● What the task asks: Please count the lines in the listing below where the word "this" appears. Give the number only.
======== Supplied records ========
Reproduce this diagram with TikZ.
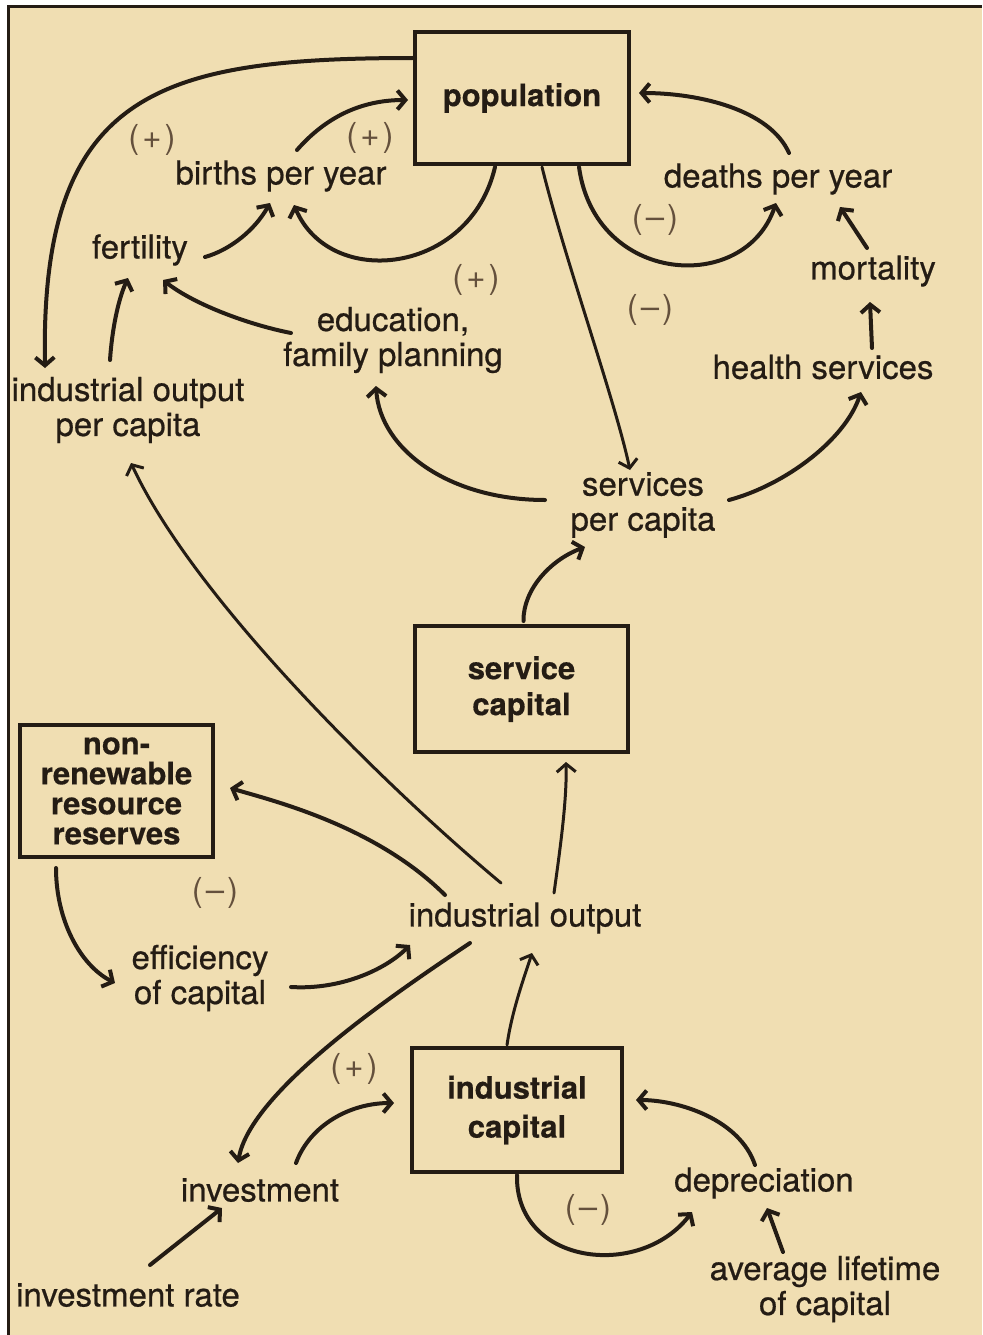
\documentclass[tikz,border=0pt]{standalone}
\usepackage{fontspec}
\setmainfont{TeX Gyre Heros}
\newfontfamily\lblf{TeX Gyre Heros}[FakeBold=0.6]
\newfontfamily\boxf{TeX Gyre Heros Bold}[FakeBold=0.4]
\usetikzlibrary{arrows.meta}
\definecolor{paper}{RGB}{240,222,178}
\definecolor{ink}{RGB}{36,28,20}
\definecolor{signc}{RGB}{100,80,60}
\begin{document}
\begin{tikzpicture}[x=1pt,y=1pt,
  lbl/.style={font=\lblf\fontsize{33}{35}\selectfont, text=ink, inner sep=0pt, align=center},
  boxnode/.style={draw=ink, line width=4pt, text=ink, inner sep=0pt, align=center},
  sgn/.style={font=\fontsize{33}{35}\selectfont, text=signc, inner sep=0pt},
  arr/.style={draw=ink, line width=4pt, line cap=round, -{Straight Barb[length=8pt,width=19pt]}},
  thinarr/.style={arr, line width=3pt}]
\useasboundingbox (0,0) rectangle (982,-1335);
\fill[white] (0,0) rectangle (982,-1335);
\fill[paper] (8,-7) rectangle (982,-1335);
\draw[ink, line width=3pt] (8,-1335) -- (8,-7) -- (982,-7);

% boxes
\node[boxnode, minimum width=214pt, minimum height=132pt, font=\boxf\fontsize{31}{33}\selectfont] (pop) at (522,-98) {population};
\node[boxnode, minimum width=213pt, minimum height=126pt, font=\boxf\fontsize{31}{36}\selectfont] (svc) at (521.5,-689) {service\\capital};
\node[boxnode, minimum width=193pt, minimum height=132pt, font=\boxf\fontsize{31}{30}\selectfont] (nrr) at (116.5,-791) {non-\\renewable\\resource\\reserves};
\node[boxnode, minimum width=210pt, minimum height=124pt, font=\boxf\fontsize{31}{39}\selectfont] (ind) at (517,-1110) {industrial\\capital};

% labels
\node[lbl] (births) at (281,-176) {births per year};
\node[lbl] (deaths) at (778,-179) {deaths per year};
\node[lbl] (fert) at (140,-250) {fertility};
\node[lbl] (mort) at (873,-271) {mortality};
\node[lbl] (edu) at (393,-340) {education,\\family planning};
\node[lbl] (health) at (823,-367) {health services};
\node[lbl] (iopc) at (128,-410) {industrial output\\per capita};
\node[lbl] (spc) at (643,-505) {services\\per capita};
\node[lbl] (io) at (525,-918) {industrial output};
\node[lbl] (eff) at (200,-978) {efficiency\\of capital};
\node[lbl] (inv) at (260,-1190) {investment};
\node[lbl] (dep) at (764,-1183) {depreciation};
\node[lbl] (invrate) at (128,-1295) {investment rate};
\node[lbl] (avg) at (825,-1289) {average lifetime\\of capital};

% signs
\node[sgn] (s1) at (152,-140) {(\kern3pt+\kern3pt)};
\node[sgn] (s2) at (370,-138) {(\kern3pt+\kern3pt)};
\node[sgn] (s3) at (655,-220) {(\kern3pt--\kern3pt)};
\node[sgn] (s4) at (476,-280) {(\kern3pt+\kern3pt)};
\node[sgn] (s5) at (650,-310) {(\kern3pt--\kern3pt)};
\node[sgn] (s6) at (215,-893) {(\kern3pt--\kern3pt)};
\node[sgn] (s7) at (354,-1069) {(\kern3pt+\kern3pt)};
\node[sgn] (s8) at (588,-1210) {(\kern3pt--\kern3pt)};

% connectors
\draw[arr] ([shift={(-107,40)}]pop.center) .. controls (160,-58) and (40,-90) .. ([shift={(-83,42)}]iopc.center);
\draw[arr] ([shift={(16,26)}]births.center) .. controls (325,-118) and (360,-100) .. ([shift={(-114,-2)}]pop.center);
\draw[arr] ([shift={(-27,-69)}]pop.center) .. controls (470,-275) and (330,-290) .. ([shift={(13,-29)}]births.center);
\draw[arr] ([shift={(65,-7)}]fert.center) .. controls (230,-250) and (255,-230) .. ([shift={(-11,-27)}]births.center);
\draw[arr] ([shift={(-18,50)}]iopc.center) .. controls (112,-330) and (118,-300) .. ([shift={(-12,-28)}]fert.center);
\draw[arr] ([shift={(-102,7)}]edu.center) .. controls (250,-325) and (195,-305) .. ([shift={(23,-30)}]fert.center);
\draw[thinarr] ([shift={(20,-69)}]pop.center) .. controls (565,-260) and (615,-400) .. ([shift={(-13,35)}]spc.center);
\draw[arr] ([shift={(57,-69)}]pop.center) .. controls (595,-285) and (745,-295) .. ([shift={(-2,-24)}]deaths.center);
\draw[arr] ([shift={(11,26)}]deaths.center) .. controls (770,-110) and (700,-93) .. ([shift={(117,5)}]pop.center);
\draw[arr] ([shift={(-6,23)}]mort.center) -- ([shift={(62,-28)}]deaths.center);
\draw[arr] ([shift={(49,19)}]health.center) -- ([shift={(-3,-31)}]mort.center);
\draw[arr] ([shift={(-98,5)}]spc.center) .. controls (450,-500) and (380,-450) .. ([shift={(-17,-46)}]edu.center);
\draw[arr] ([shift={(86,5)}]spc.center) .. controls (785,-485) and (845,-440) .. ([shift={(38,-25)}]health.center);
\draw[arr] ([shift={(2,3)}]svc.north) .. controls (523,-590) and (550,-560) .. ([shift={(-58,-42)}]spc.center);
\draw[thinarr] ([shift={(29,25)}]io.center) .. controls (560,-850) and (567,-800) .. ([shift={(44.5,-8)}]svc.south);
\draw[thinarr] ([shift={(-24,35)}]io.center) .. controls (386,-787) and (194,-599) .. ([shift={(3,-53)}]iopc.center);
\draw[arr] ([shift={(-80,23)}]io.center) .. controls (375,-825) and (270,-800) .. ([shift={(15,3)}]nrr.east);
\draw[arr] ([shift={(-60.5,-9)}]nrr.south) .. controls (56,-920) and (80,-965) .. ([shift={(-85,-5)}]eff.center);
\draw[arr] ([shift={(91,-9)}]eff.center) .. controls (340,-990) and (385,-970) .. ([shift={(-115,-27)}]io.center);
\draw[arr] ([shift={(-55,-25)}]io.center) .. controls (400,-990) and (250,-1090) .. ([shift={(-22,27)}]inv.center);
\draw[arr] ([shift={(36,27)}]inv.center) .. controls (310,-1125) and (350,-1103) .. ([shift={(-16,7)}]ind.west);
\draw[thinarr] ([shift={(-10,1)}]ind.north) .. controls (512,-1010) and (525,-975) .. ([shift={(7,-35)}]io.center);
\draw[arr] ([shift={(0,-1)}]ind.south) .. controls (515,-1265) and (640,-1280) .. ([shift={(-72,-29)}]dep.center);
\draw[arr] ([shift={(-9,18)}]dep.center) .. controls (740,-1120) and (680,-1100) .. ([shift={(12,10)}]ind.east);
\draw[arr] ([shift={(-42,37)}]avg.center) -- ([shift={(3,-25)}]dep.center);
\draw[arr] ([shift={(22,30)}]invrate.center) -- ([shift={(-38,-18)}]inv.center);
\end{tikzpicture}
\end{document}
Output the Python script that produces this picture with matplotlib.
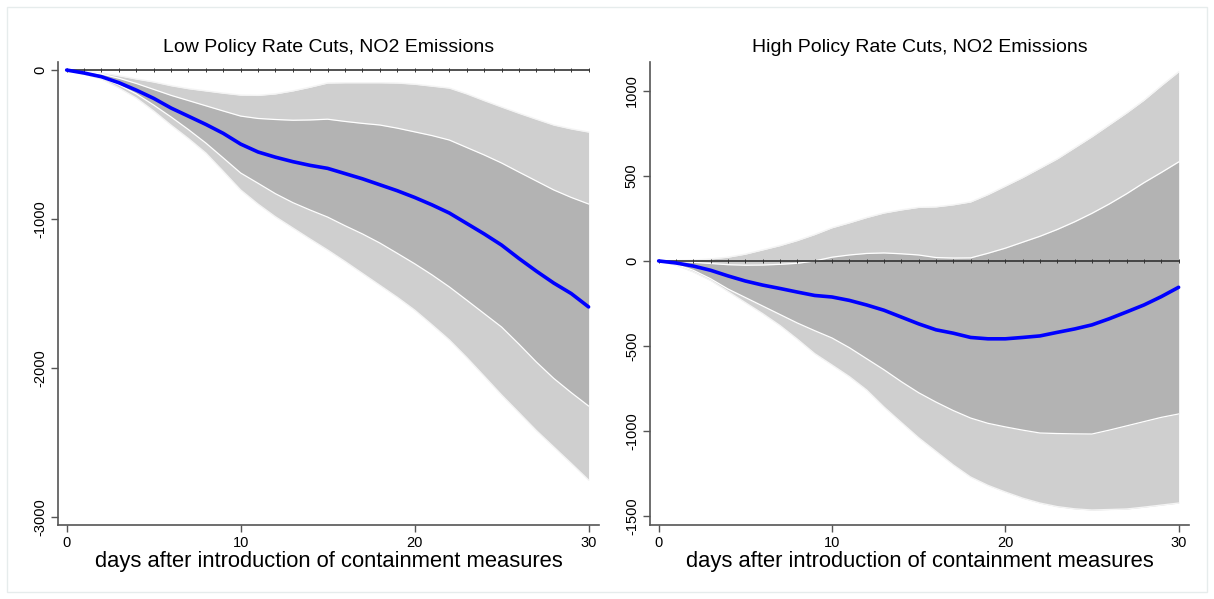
========
● The reply: 2